Mayor of Madison, Alabama
- Incumbent
- Assumed office November 3, 2025
- Preceded by: Paul Finley

Member of the Madison City Council for the 5th district
- In office November 2, 2020 – November 3, 2025
- Succeeded by: Alice Lessmann

Personal details
- Born: Chuncheon, South Korea
- Education: University of Central Arkansas (BS) University of Arkansas (JD)

= Ranae Bartlett =

Korean-American politician

Ranae Bartlett is an American politician who has served as the mayor of Madison, Alabama since 2025. She previously served on the Madison City Council from 2020 to 2025. She is noted as the state's first Asian-American mayor.
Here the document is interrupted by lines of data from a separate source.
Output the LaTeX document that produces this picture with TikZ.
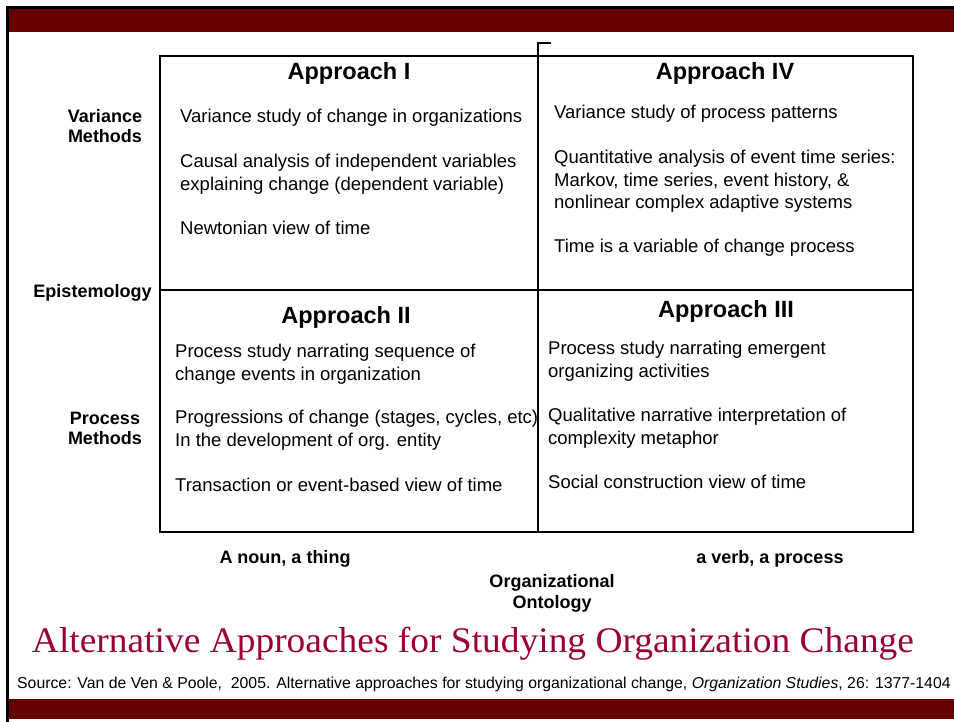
\documentclass[tikz,border=0pt]{standalone}
\usepackage{fontspec}
\setmainfont{Liberation Sans}
\newfontfamily\serifttl{Liberation Serif}
\definecolor{barred}{RGB}{102,0,0}
\definecolor{ttlred}{RGB}{153,0,51}
\begin{document}
\begin{tikzpicture}[x=1pt,y=-1pt,
  body/.style={anchor=base west, inner sep=0pt, font=\fontsize{18.5}{22}\selectfont},
  head/.style={anchor=base, inner sep=0pt, font=\fontsize{23.5}{28}\selectfont\bfseries},
  lab/.style={anchor=base, inner sep=0pt, font=\fontsize{18}{21}\selectfont\bfseries},
  gridline/.style={line width=1.1pt, black},
  bar/.style={fill=barred}]
\useasboundingbox (0,0) rectangle (954,722);
\fill[white] (0,0) rectangle (954,722);
% frame and bars
\fill[black] (7,6) rectangle (954,9);
\fill[black] (6,6) rectangle (9,722);
\fill[bar] (9,9) rectangle (954,32);
\fill[bar] (9,699) rectangle (954,719);
% grid
\draw[gridline] (160,56) rectangle (913,532);
\coordinate (hooktop) at (538,43);
\coordinate (hookend) at (551,43);
\coordinate (midbot) at (538,532);
\coordinate (hleft) at (160,290);
\coordinate (hright) at (913,290);
\draw[gridline] (hookend) -- (hooktop) -- (midbot);
\draw[gridline] (hleft) -- (hright);
% headings
\node[head] (h1) at (349,79.5) {Approach I};
\node[head] (h4) at (725,80) {Approach IV};
\node[head] (h2) at (346,323.5) {Approach II};
\node[head] (h3) at (726,317.5) {Approach III};
% quadrant I
\node[body] (q1a) at (180,122.5) {Variance study of change in organizations};
\node[body] (q1b) at (180,167.5) {Causal analysis of independent variables};
\node[body] (q1c) at (180,190.5) {explaining change (dependent variable)};
\node[body] (q1d) at (180,234.5) {Newtonian view of time};
% quadrant IV
\node[body] (q4a) at (554,119) {Variance study of process patterns};
\node[body] (q4b) at (554,164) {Quantitative analysis of event time series:};
\node[body] (q4c) at (554,186.5) {Markov, time series, event history, \&};
\node[body] (q4d) at (554,209) {nonlinear complex adaptive systems};
\node[body] (q4e) at (554,253) {Time is a variable of change process};
% quadrant II
\node[body] (q2a) at (175,357.5) {Process study narrating sequence of};
\node[body] (q2b) at (175,380.5) {change events in organization};
\node[body] (q2c) at (175,423.5) {Progressions of change (stages, cycles, etc)};
\node[body] (q2d) at (175,446.5) {In the development of org. entity};
\node[body] (q2e) at (175,491.5) {Transaction or event-based view of time};
% quadrant III
\node[body] (q3a) at (548,354.5) {Process study narrating emergent};
\node[body] (q3b) at (548,377.5) {organizing activities};
\node[body] (q3c) at (548,421.5) {Qualitative narrative interpretation of};
\node[body] (q3d) at (548,444.5) {complexity metaphor};
\node[body] (q3e) at (548,488.5) {Social construction view of time};
% left labels
\node[lab] (vm1) at (105,122.5) {Variance};
\node[lab] (vm2) at (105,142.5) {Methods};
\node[lab] (epi) at (92.5,297.5) {Epistemology};
\node[lab] (pm1) at (105,424.5) {Process};
\node[lab] (pm2) at (105,444.5) {Methods};
% bottom labels
\node[lab] (noun) at (285,563.5) {A noun, a thing};
\node[lab] (verb) at (770,563.5) {a verb, a process};
\node[lab] (ont1) at (552,587.5) {Organizational};
\node[lab] (ont2) at (552,608.5) {Ontology};
% title and source
\node[anchor=base, inner sep=0pt, text=ttlred, font=\serifttl\fontsize{36}{42}\selectfont] (title) at (473,652.5) {\scalebox{1.04}[1]{Alternative Approaches for Studying Organization Change}};
\node[anchor=base west, inner sep=0pt, font=\fontsize{15.8}{18}\selectfont] (src) at (17,688.5) {Source: Van de Ven \& Poole,\ \ 2005. Alternative approaches for studying organizational change, \textit{Organization Studies}, 26: 1377-1404};
\end{tikzpicture}
\end{document}
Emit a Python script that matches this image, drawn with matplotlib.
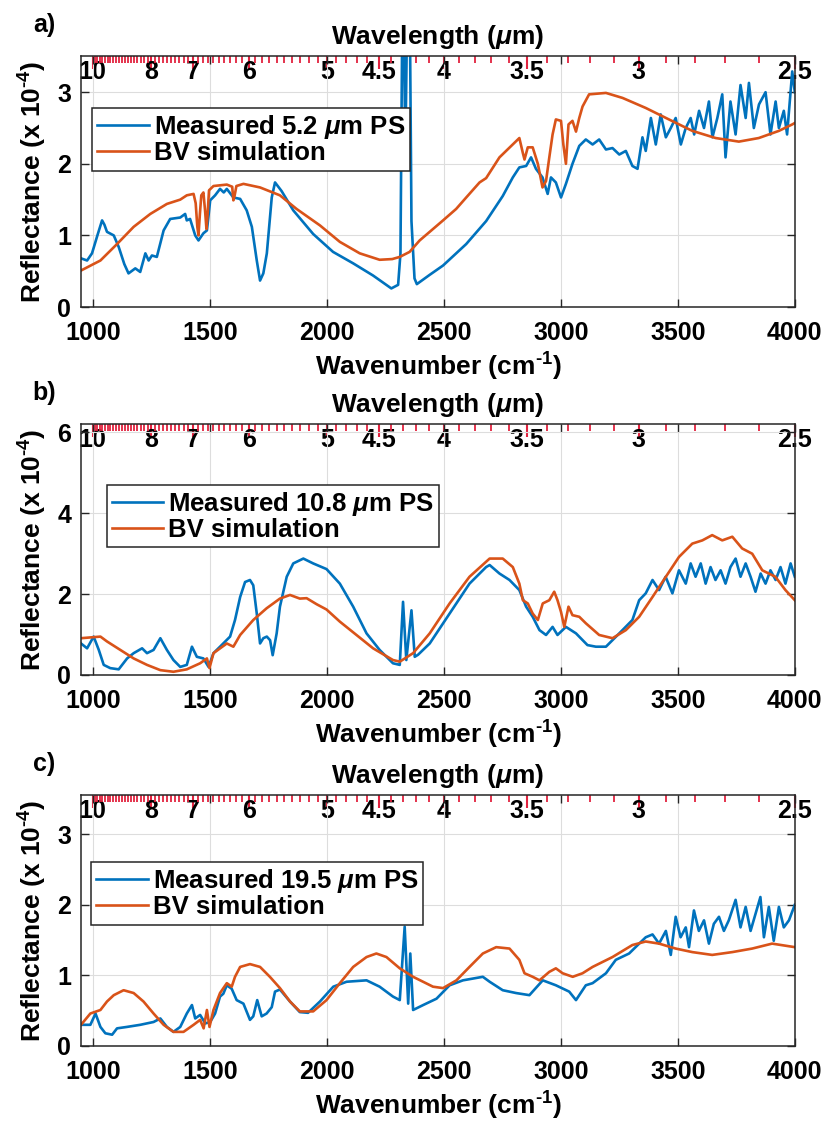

==Early life and education==
Bartlett was born in Chuncheon, South Korea, to Mi Ja Kim and U.S. Air Force member Chester Bartlett. When she was four years old, she and her family moved to the Ozarks region of Arkansas. She attended the University of Arkansas School of Law, earning a Juris Doctor degree. She moved to Madison in 2003.

==Career==
Bartlett was appointed to the Madison Board of Education in 2010. She served as the president from 2017 to 2020, after which she retired to run for city council. She was elected to the city council, representing district 5. She also worked as the executive director for the United States Chess Federation.
===Mayor of Madison===
====2025 election====

After incumbent mayor Paul Finley announced that he would not be seeking re-election, Bartlett announced that she would be running for the position on March 6, 2025. In her campaign, she focused on cooperation with businesses and addressing issues posed by the growth of the city. She defeated two other opponents on August 26, with 56% of the vote, avoiding a runoff election.

====Tenure====
Speaking with WAFF prior to being sworn in, Bartlett stated that her first priorities would be ensuring Madison City Schools received proper funding, as well as addressing traffic and infrastructure issues. She was sworn in on November 3, 2025.